The Model 510 has a small, double guard which is a feature I normally would not choose when picking out a knife. I can understand the value of such a guard on a combat knife, but I always thought the upper portion would get in the way during everyday use. My testing would give me a chance to see if this feature would impair normal function. The 5.75-inch blade has a clip point with a false upper edge and a slight recurve. There is an oblong lanyard hole in the exposed butt of the tang and matching oblong holes in both the upper and lower guards. The handle is the portion of the knife that really sold me on it. There is the slightest of palm swell in the profile of the scales, and all edges of the Micarta are well rounded. The scales are held in place by three cap screws and I imagine they could be removed for cleaning, but the fit of Micarta to metal was so tight that I can’t see how anything could penetrate under them. 

Deer Hunt Deployment
To give the 510 the best chance to excel, I decided to “deploy” myself to the deer woods of North Carolina for a bit of hunting. There is no way I would compare this model to a machete or large chopping knife, but I did find it very useful in clearing shooting lanes near one of my deer stands. By attaching a lanyard and using a somewhat loose hold on the knife, I was able to make some sizable “snap” cuts to clear saplings with little effort. Larger cuts could be made by just using a club to beat the spine of the knife around the tree. A hatchet may have been quicker, but I didn’t have one with me and I know the knife was easier to carry. I can’t tell you how well it worked on cleaning my deer (I got skunked), but I can report it did a great job on the deer my hunting partner Mike brought down. With his permission, we decided to run a test I seldom get a chance to perform.

You can’t go out and pick a fight just to try out a knife, but the hair and hide of a whitetail deer is much tougher than human skin and the rib cage is rather similar. I have never been in a knife fight so I decided to try a few slashing cuts and stabs on my willing victim. I now know I never want to be in a knife fight! With the deer hanging in front of me, I took one practice swing and sliced the carcass wide open. To say that the Nighthawk knife had a perfect edge is an understatement. The ease of the cut shocked both of us. Bone was the only thing that stopped the blade from going deeper. Mike tried a few stabbing jabs with the knife and we didn’t know whether to be amazed or sickened by the ease at which the knife penetrated to the guard. Both of us are avid shooters and practice often with our daily carry weapons, but neither of us would want to face a well-trained person wielding this knife.
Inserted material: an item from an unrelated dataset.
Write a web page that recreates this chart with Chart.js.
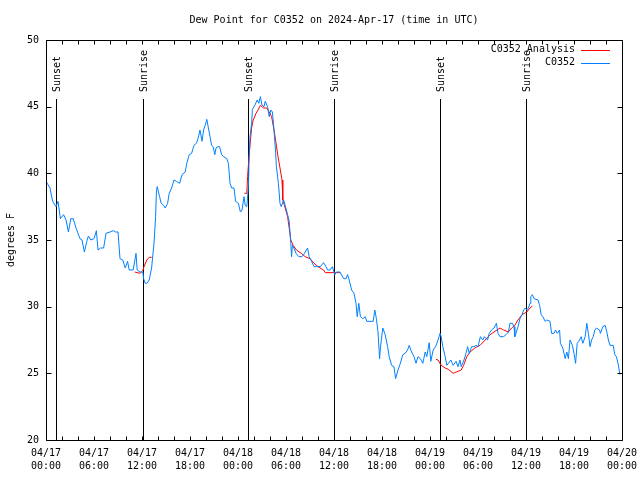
<!DOCTYPE html>
<html>
<head>
<meta charset="utf-8">
<script src="https://cdn.jsdelivr.net/npm/chart.js@4.4.0/dist/chart.umd.min.js"></script>
<style>
html, body { margin: 0; padding: 0; background: #fff; }
#wrap { width: 640px; height: 480px; }
</style>
</head>
<body>
<div id="wrap"><canvas id="dewChart"></canvas></div>
<script>
// horas desde 2024-04-17 00:00 UTC
const obsHours = [
  0, 0.5, 0.83, 1.25, 1.5, 1.8, 2.2, 2.5, 2.8, 3.1, 3.4, 3.75, 4.25, 4.5, 4.8, 5.1, 5.3, 5.6, 6.0, 6.3,
  6.5, 6.8, 7.2, 7.5, 8.0, 8.4, 8.7, 9.0, 9.25, 9.6, 9.9, 10.2, 10.4, 10.9, 11.25, 11.4, 11.75, 12.1, 12.2, 12.4,
  12.6, 12.9, 13.2, 13.5, 13.7, 13.8, 13.9, 14.2, 14.4, 14.7, 14.9, 15.2, 15.4, 15.7, 16.0, 16.3, 16.7, 17.0, 17.4, 17.6,
  17.9, 18.2, 18.5, 18.8, 19.0, 19.25, 19.5, 19.7, 19.9, 20.1, 20.3, 20.5, 20.7, 20.9, 21.1, 21.25, 21.5, 21.7, 21.95, 22.2,
  22.6, 22.8, 23.0, 23.2, 23.5, 23.7, 24.05, 24.3, 24.5, 24.75, 24.9, 25.1, 25.3, 25.4, 25.5, 25.7, 25.8, 26.1, 26.4, 26.6,
  26.8, 27.0, 27.25, 27.4, 27.7, 27.9, 28.1, 28.3, 28.5, 28.7, 28.8, 29.05, 29.25, 29.4, 29.7, 29.9, 30.2, 30.4, 30.6, 30.7,
  30.8, 31.1, 31.25, 31.6, 32.0, 32.2, 32.4, 32.7, 32.9, 33.2, 33.5, 33.8, 34.3, 34.7, 35.0, 35.2, 35.5, 35.8, 36.1, 36.3,
  36.75, 37.2, 37.5, 37.7, 37.9, 38.2, 38.5, 38.75, 38.9, 39.1, 39.3, 39.6, 39.9, 40.1, 40.5, 40.9, 41.1, 41.3, 41.5, 41.7,
  41.8, 42.1, 42.4, 42.7, 42.9, 43.2, 43.5, 43.7, 44.0, 44.3, 44.6, 44.9, 45.2, 45.4, 45.7, 46.0, 46.25, 46.5, 46.8, 47.1,
  47.4, 47.6, 47.9, 48.1, 48.4, 48.7, 49.0, 49.25, 49.4, 49.6, 49.9, 50.1, 50.3, 50.6, 50.9, 51.25, 51.5, 51.75, 51.9, 52.25,
  52.5, 52.7, 52.9, 53.2, 53.5, 53.75, 54.0, 54.3, 54.6, 54.8, 55.2, 55.4, 55.7, 56.0, 56.3, 56.5, 56.75, 57.2, 57.5, 57.8,
  58.0, 58.3, 58.5, 58.6, 58.8, 59.0, 59.25, 59.5, 59.7, 59.9, 60.1, 60.3, 60.5, 60.6, 60.8, 61.0, 61.5, 61.7, 61.9, 62.1,
  62.4, 62.6, 63.0, 63.2, 63.5, 63.7, 63.9, 64.2, 64.3, 64.6, 64.9, 65.1, 65.3, 65.5, 65.8, 66.0, 66.2, 66.4, 66.6, 66.9,
  67.1, 67.4, 67.6, 67.8, 68.0, 68.2, 68.4, 68.6, 68.8, 69.2, 69.3, 69.6, 69.9, 70.1, 70.3, 70.5, 70.9, 71.1, 71.3, 71.5,
  71.75, 71.8
];
const obsValues = [
  39.4, 38.9, 37.9, 37.5, 37.9, 36.6, 36.9, 36.5, 35.6, 36.6, 36.6, 35.9, 35.1, 35.0, 34.1, 34.9, 35.3, 35.0, 35.1, 35.7,
  34.25, 34.4, 34.4, 35.5, 35.6, 35.7, 35.6, 35.6, 33.6, 33.5, 32.9, 33.4, 32.75, 32.75, 34.0, 32.75, 32.6, 32.6, 32.1, 31.75,
  31.75, 32.0, 32.9, 34.75, 36.75, 38.6, 39.0, 38.25, 37.75, 37.6, 37.4, 37.75, 38.5, 38.9, 39.5, 39.4, 39.25, 39.9, 40.1, 40.75,
  41.4, 41.5, 42.1, 42.25, 42.6, 43.25, 42.4, 43.25, 43.6, 44.05, 43.4, 42.75, 42.1, 42.0, 41.4, 41.9, 42.0, 42.0, 41.4, 41.25,
  41.1, 40.75, 39.25, 38.9, 38.9, 37.9, 37.75, 37.1, 37.25, 38.25, 37.6, 37.5, 39.0, 41.25, 42.75, 43.75, 44.8, 45.1, 45.5, 45.25,
  45.75, 45.1, 45.0, 45.4, 45.0, 44.25, 44.75, 44.6, 43.25, 41.6, 40.5, 39.25, 37.75, 37.5, 38.0, 37.6, 36.9, 36.4, 34.75, 33.75,
  34.6, 34.25, 34.0, 33.75, 33.75, 33.9, 34.1, 34.4, 33.75, 33.4, 33.0, 33.0, 33.0, 33.3, 33.0, 32.75, 32.75, 33.0, 32.4, 32.6,
  32.6, 32.1, 32.1, 32.4, 32.0, 31.25, 31.0, 30.25, 29.25, 30.25, 29.25, 29.1, 29.25, 28.9, 28.9, 28.9, 29.75, 29.1, 28.1, 26.1,
  26.9, 28.4, 27.9, 27.0, 26.25, 25.6, 25.5, 24.6, 25.25, 25.75, 26.4, 26.5, 26.75, 27.1, 26.6, 26.25, 25.75, 26.25, 26.1, 25.75,
  26.6, 26.25, 27.3, 25.9, 26.75, 27.0, 27.5, 28.0, 27.75, 27.0, 26.25, 25.6, 25.75, 26.0, 25.6, 25.9, 25.5, 26.0, 25.5, 26.0,
  26.5, 27.0, 26.5, 27.0, 27.0, 27.1, 27.0, 27.75, 27.5, 27.75, 27.5, 28.0, 28.25, 28.4, 28.75, 28.0, 27.75, 27.75, 27.9, 28.1,
  28.75, 28.75, 28.5, 27.75, 28.1, 28.5, 29.1, 29.4, 29.75, 29.9, 29.75, 29.9, 30.25, 30.75, 30.9, 30.6, 30.5, 30.1, 29.4, 29.25,
  28.9, 29.0, 28.9, 28.0, 28.0, 28.25, 28.0, 28.25, 27.25, 26.9, 26.1, 26.6, 26.1, 27.5, 27.1, 26.5, 25.75, 27.25, 27.4, 27.75,
  27.25, 27.75, 28.75, 28.0, 27.0, 27.5, 27.75, 28.25, 28.4, 28.25, 28.0, 28.5, 28.6, 28.1, 27.5, 27.1, 27.1, 26.4, 26.25, 25.75,
  24.9, 24.9
];

// análisis: null corta la línea entre tramos
const anaHours = [
  11.1, 11.75, 12.1, 12.25, 12.6, 12.9, 13.2,
  18,
  24.8, 25.1, 25.2, 25.3, 25.5, 25.7, 25.9, 26.25, 26.5, 26.8, 27.2, 27.6, 27.9, 28.2, 28.5, 28.8, 29.0, 29.25, 29.5, 29.6,
  29.9, 30.2, 30.4, 30.6, 30.9, 31.3, 31.9, 32.4, 33.0, 33.5, 34.0, 34.7, 34.9, 36.0, 36.75,
  42,
  48.75, 49.0, 49.4, 49.9, 50.3, 50.9, 51.3, 51.9, 52.2, 52.6, 53.0, 53.6, 54.25, 54.9, 55.5, 56.0, 56.75, 57.2, 57.8, 58.2,
  58.6, 59.0, 59.5, 60.1, 60.5, 60.8
];
const anaValues = [
  32.6, 32.5, 32.7, 33.0, 33.5, 33.7, 33.7,
  null,
  38.5, 38.5, 39.75, 40.6, 42.1, 43.4, 44.0, 44.5, 44.75, 45.1, 44.9, 44.9, 44.6, 44.25, 43.25, 42.1, 41.25, 40.4, 39.5, 38.0,
  37.4, 36.75, 35.9, 35.0, 34.6, 34.25, 34.0, 33.75, 33.6, 33.25, 33.0, 32.75, 32.55, 32.55, 32.55,
  null,
  26.05, 26.0, 25.6, 25.4, 25.3, 25.0, 25.1, 25.25, 25.6, 26.25, 26.6, 26.9, 27.1, 27.5, 27.9, 28.1, 28.4, 28.25, 28.1, 28.4,
  28.6, 29.0, 29.4, 29.6, 29.9, 30.05
];

const xTickLabels = [
  ['04/17', '00:00'], ['04/17', '06:00'], ['04/17', '12:00'], ['04/17', '18:00'],
  ['04/18', '00:00'], ['04/18', '06:00'], ['04/18', '12:00'], ['04/18', '18:00'],
  ['04/19', '00:00'], ['04/19', '06:00'], ['04/19', '12:00'], ['04/19', '18:00'],
  ['04/20', '00:00']
];

const sunHours = [1.25, 12.1, 25.3, 36.05, 49.3, 60.0];
const sunLabels = ['Sunset', 'Sunrise', 'Sunset', 'Sunrise', 'Sunset', 'Sunrise'];

const FONT = "'DejaVu Sans Mono', monospace";

// Marco, marcas hacia adentro, líneas de sol y leyenda estilo gnuplot
const gnuplotLook = {
  id: 'gnuplotLook',
  beforeDatasetsDraw(chart) {
    const { ctx, chartArea: a, scales: { x } } = chart;
    ctx.save();
    ctx.strokeStyle = '#000';
    ctx.fillStyle = '#000';
    ctx.lineWidth = 1;
    ctx.font = '10px ' + FONT;
    sunHours.forEach((h, i) => {
      const px = Math.round(x.getPixelForValue(h)) + 0.5;
      ctx.beginPath();
      ctx.moveTo(px, a.top + 59);
      ctx.lineTo(px, a.bottom);
      ctx.stroke();
      ctx.save();
      ctx.translate(px + 1, a.top + 52);
      ctx.rotate(-Math.PI / 2);
      ctx.textAlign = 'left';
      ctx.textBaseline = 'middle';
      ctx.fillText(sunLabels[i], 0, 0);
      ctx.restore();
    });
    ctx.restore();
  },
  afterDatasetsDraw(chart) {
    const { ctx, chartArea: a, scales: { x, y } } = chart;
    const L = Math.round(a.left) + 0.5, R = Math.round(a.right) + 0.5;
    const T = Math.round(a.top) + 0.5, B = Math.round(a.bottom) + 0.5;
    ctx.save();
    ctx.strokeStyle = '#000';
    ctx.lineWidth = 1;
    ctx.beginPath();
    ctx.rect(L, T, R - L, B - T);
    for (let h = 0; h <= 72; h += 2) {
      const px = Math.round(x.getPixelForValue(h)) + 0.5;
      ctx.moveTo(px, B); ctx.lineTo(px, B - 4);
      ctx.moveTo(px, T); ctx.lineTo(px, T + 4);
    }
    for (let v = 20; v <= 50; v += 5) {
      const py = Math.round(y.getPixelForValue(v)) + 0.5;
      ctx.moveTo(L, py); ctx.lineTo(L + 5, py);
      ctx.moveTo(R, py); ctx.lineTo(R - 5, py);
    }
    ctx.stroke();

    // leyenda
    ctx.font = '10px ' + FONT;
    ctx.textAlign = 'right';
    ctx.textBaseline = 'middle';
    ctx.fillStyle = '#000';
    chart.data.datasets.forEach((ds, i) => {
      const ly = a.top + 9.5 + i * 13;
      ctx.fillText(ds.label, a.right - 47, ly);
      ctx.strokeStyle = ds.borderColor;
      ctx.beginPath();
      ctx.moveTo(a.right - 41, Math.round(ly) + 0.5);
      ctx.lineTo(a.right - 12, Math.round(ly) + 0.5);
      ctx.stroke();
    });
    ctx.restore();
  }
};

new Chart(document.getElementById('dewChart'), {
  type: 'line',
  data: {
    datasets: [
      {
        label: 'C0352 Analysis',
        data: anaHours.map((h, i) => ({ x: h, y: anaValues[i] })),
        borderColor: '#ff0000',
        borderWidth: 1,
        pointRadius: 0,
        spanGaps: false,
        order: 2
      },
      {
        label: 'C0352',
        data: obsHours.map((h, i) => ({ x: h, y: obsValues[i] })),
        borderColor: '#0080ff',
        borderWidth: 1,
        pointRadius: 0,
        order: 1
      }
    ]
  },
  options: {
    responsive: true,
    maintainAspectRatio: false,
    animation: false,
    devicePixelRatio: 1,
    layout: { padding: { left: 0, right: 18, top: 0, bottom: 0 } },
    elements: { line: { tension: 0 } },
    plugins: {
      legend: { display: false },
      tooltip: { enabled: false },
      title: {
        display: true,
        fullSize: false,
        text: 'Dew Point for C0352 on 2024-Apr-17 (time in UTC)',
        color: '#000',
        font: { family: FONT, size: 10, weight: 'normal', lineHeight: 1 },
        padding: { top: 15, bottom: 15 }
      }
    },
    scales: {
      x: {
        type: 'linear',
        min: 0,
        max: 72,
        grid: { display: false, drawTicks: false },
        border: { display: false },
        ticks: {
          stepSize: 6,
          autoSkip: false,
          maxRotation: 0,
          padding: 7,
          color: '#000',
          font: { family: FONT, size: 10, lineHeight: 1.3 },
          callback: v => xTickLabels[Math.round(v / 6)]
        },
        afterFit: s => { s.height = 40; s.paddingLeft = 0; s.paddingRight = 0; }
      },
      y: {
        min: 20,
        max: 50,
        grid: { display: false, drawTicks: false },
        border: { display: false },
        ticks: {
          stepSize: 5,
          padding: 7,
          color: '#000',
          font: { family: FONT, size: 10 }
        },
        title: {
          display: true,
          text: 'degrees F',
          color: '#000',
          font: { family: FONT, size: 10 },
          padding: { top: 5, bottom: 0 }
        },
        afterFit: s => { s.width = 46; s.paddingTop = 0; s.paddingBottom = 0; }
      }
    }
  },
  plugins: [gnuplotLook]
});
</script>
</body>
</html>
Even though the Nighthawk 510 would be considered a tactical fighter, it held its own during the skinning process. Slicing meat was a breeze while butchering and again with the steak at dinner that night. Three days of clearing shooting lanes, butchering deer and just general everyday use didn’t affect the edge at all. Shaving hair from my forearm was as smooth after the trip as it had been when I unpacked the knife in the studio. By the way, that upper guard really didn’t seem to be the hindrance I’d envisioned.     

As I mentioned, I am an avid gun nut. I have always looked at knives as a must-have utility tool but only as a last-ditch weapon. After working with this product by Nighthawk Custom, I may have to re-evaluate my philosophy. Keith Murr can be proud of his work and Nighthawk can take credit for picking the right person to head up their new line of tactical knives.